The nation’s 1.23 million small and medium enterprises (SMEs) should be able to deal with the current financial difficulties if they take advantage of the slow season to upgrade their business models and address their weaknesses in financial management while increasing their core competitiveness, specialists said yesterday.
“Now is a good time to upgrade businesses because the risk is the lowest in 80 years,” Kung Ming-hsin (龔明鑫), vice chairman of the Taiwan Institute of Economic Research (台經院), told a seminar, organized by Standard Chartered Bank Taiwan (渣打銀行) yesterday, referring to record-low prices of commodities, gasoline and raw materials.
Kung urged SMEs to address their long-persisting weaknesses in financial management and accounting to be ready for the economic recovery expected in a year or more.
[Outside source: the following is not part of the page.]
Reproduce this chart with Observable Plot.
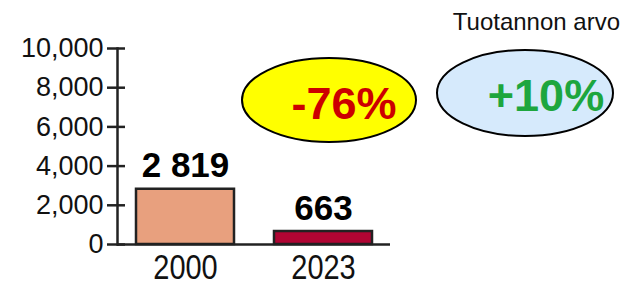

Moreover, Lai Sun-quae (賴杉桂), director-general of the Ministry of Economics’ SME administration, encouraged SMEs to add value to their businesses by reorienting their core competitiveness and getting back to basics.
“Turn the crisis into a turning point,” he said.
Businesses facing liquidity problems could also resort to the government’s preferential loan plan, which offers NT$600 billion (US$18 billion) in guaranteed fund to businesses in need, Lai said.
Amid the economic slowdown, small businesses should also put more focus on domestic markets now that export opportunities are waning, despite SMEs taking up about 17 percent of the nation’s exports, Victor Lee (李明德), managing director of SME banking at Standard Chartered Bank, said at the seminar.
He said SMEs should turn to “three best friends” for expertise in long-term development — their accountants, lawyers and banks — for advice on business and management.
Lauding the government’s recent stimulus policies to bolster the economy, Lee said most banks preferred lending money to SMEs, which yield higher returns at higher interest rates, than big companies.
Panelists, however, said banks had tightened credit for SMEs, which are facing a higher risk in maintaining business operation with a thin profit margin.